Thursday, 3 March 2011

The Price of Inexperience

Today marks my one month of running. 

All this running has taken its toll on my beloved Merrell shoes.  

I never imagined that I could wear out this pair like this.  (Sadness.)





So I told myself, I have to get running shoes.

Rina recommended getting a pair of Asics.  She said her pair has lasted her twenty years.  (Yes, we are that old and I know I should have decided to exercise sooner.) Poppop recommended going to one of the shoe stores that have this gadget that checks your foot pattern.

Off to the mall I went last weekend.  First stop was the shoe store with the foot pattern gadget. I browsed around for a while then marched myself out of the store. All the shoes were way over my budget.   

I went to a sports shop that had a decent selection of rubber shoes.  I looked around  the racks labelled women's running.  If it weren't for the signs, I could have been on the women's walking aisle and not even realise it.  

Honestly, after a while all the shoes looked the same.  Maybe one day my shoe shopping will be more design and comfort based rather than price-based; but at the moment, reality and economics dictate differently.

So there I was trying shoes out in the aisles.  I dislike tight shoes.  As with tight clothes, I feel like I can't breathe when I'm in them.  I like to have room to move.  I need the room to grow.  I am a size 8 1/2 but for some brands I seemed more comfortable in size 9.  (I told you I don't like tight shoes.)

I also tend to avoid sales ladies that like to hover around you when you need space and are never around when you need them.

I didn't find a suitable pair in that second store but I can tell you that I did try on more shoes in that forty-five minutes than I have in the past two years.  

Why is that? 

Let me see.  Yes, now I know why.
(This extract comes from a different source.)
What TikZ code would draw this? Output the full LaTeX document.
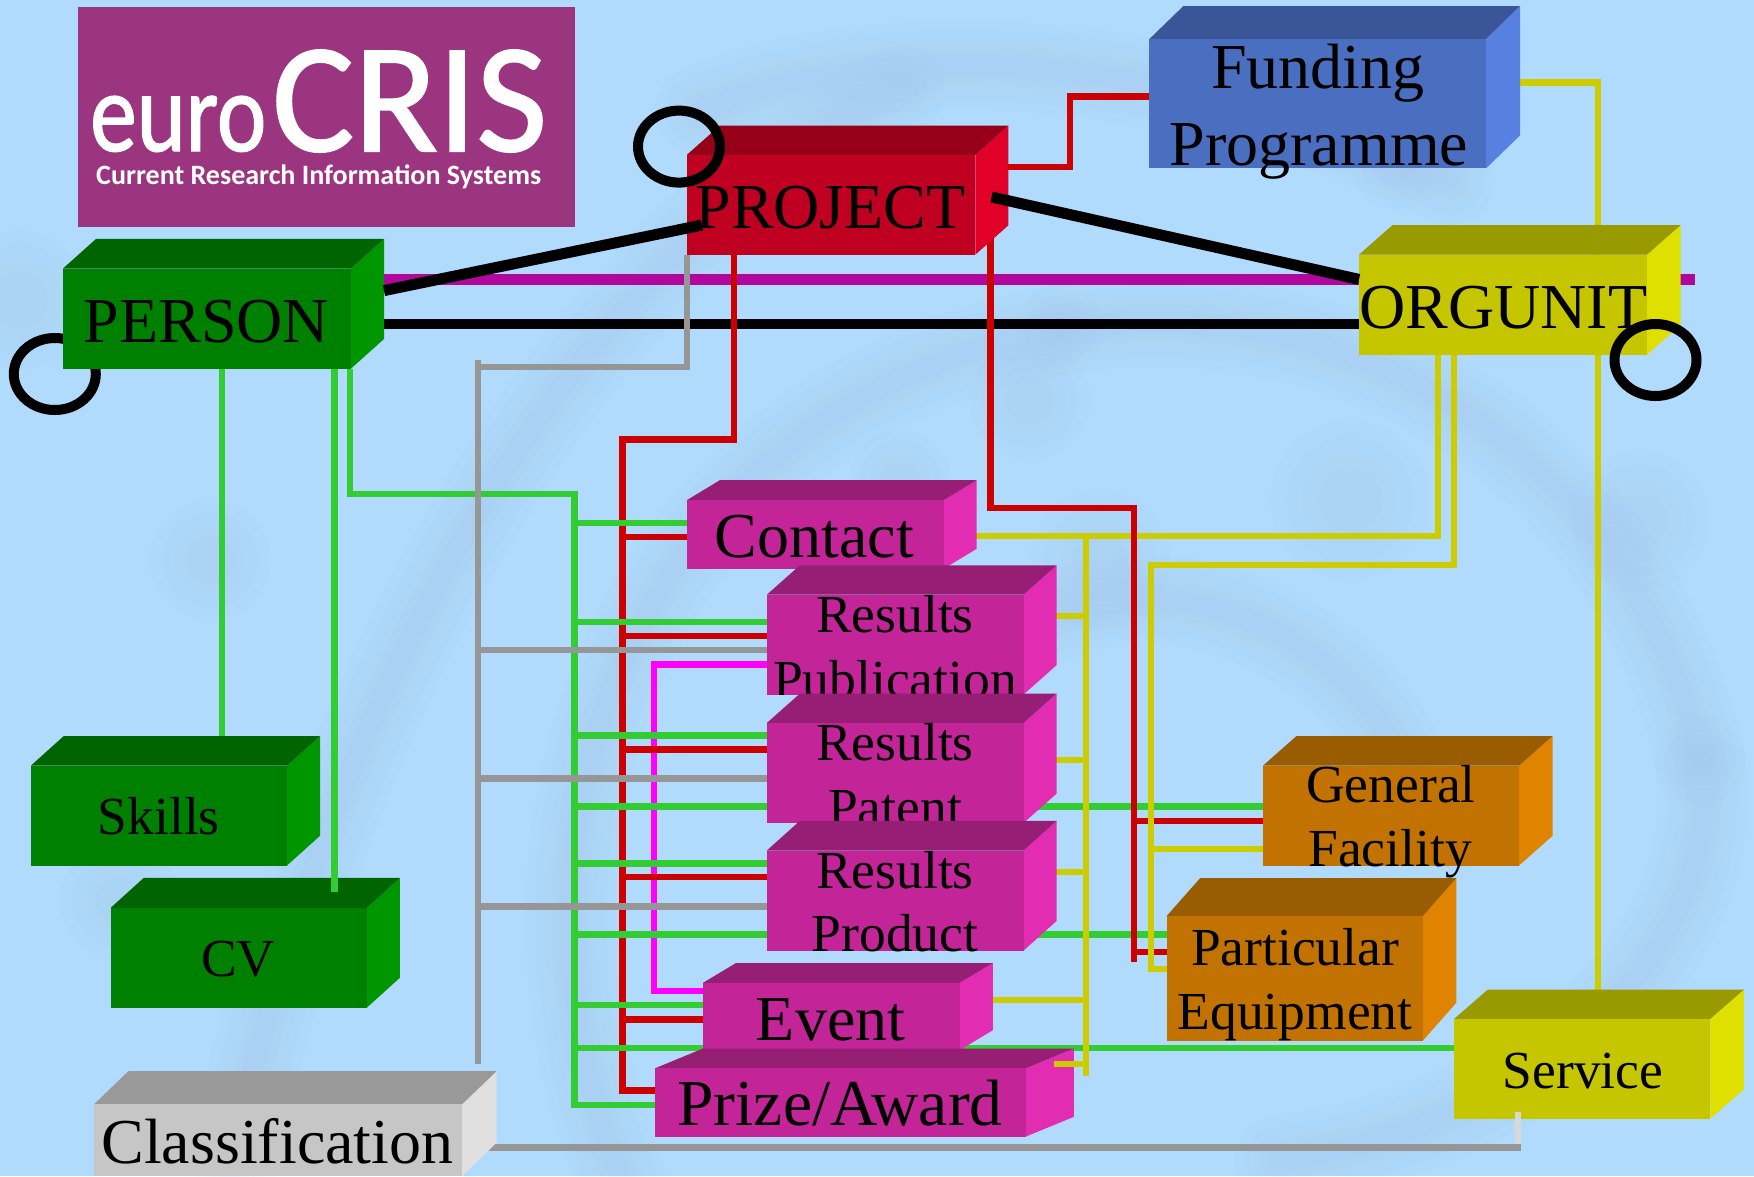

It's because my current pair came from Z.  And before that, I think my rubber shoes came from an officemate who had given them to me when she passed on Don Bosco uniforms for the boys.  (In between somewhere we took up badminton and I managed to get myself a decent pair of Nikes without much ado because they were pink and they were on sale.  I still have those but they are not suitable for running since they are court shoes, and they are not suitable in rainy weather now that they are pretty worn out.)

I sent Poppop a text message saying that I would be on my way home soon albeit empty-handed.  However I passed a sports shop right before I left the mall and they had Asics shoes on sale within my price range.

Having tried on so many other pairs of shoes in the other store and being pressed for time, I opted to give the shoes on sale a try in size 9.   I asked the guy for shoes a half size larger than the ones I had tried on because the size 9 ones weren't as wide as I wanted them, and I had read somewhere that feet tend to swell when you run.  When the guy said there were none, I settled for the size 9 ones.

I should have known I was in trouble by just looking at the shoes.  They seemed bigger than life.  They certainly were bigger than my current pair.   What really got me worried was when I put them side by side with Poppop's shoes, they were almost the same size!

Yes, in my quest to have comfortably wide shoes, I had forgotten that shoes should not be too long.  Surely my feet have stopped growing.  No matter how many years I waited, I would not have been able to grow into the pair I just bought.

If one's shoes are too big, you end up like Ronald McDonald and are liable to trip over yourself.  True enough, when I tried them out for a run, I worried that I would fall.  

Oh, dear!  How stupid was I to buy a pair of running shoes that didn't fit properly?

I wondered if I would be able to get this pair exchanged.  

I tried to research whether the sport shop had a Return and Exchange policy.  I couldn't find any on their website so I tried other shoe stores.  Sadly all the ones I checked indicated that their policy requires that the shoes be unused and unworn.

Oh, my, if they didn't allow me to swap these shoes, I would have worn the most expensive pair of shoes I have ever purchased for a whole of thirty minutes.


On Thursday, when shops close at a later time than the rest of the week, I went out after dinner to get my shoes returned and exchanged.   All the way there, I was praying that they would take the shoes back without any problem.  I didn't want to pretend that I hadn't worn the shoes because I HAD worn them, but I did want to get a pair of shoes that I COULD use.  

Think positive.  Think positive.

When I arrived at the store, there were several customers.  I had to call the attention of a saleslady on a ladder who was fixing some shirts at the far end of the store.  The transaction was quite straightforward.  I told her that I thought the shoes were too big.  She handed me a pair in 8 1/2 to try on.  (My first instincts were that they were TIGHT and if I didn't know any better, I would get one a half size bigger.)  But I stuck to my guns.  I went for the 8 1/2.  She rung up the exchange.  I walked out of the store with a new pair of shoes.

On the way home, I said prayers of thanksgiving.   Thanks that the store's exchange policy was that the items be in good working order and in a state which could be re-sold.   Thanks that I now had a pair of shoes that with a little luck (and a lot of shoe lace loosening) would enable me to run.   Thanks that the price of inexperience was not equivalent to the cost of a new waffle maker.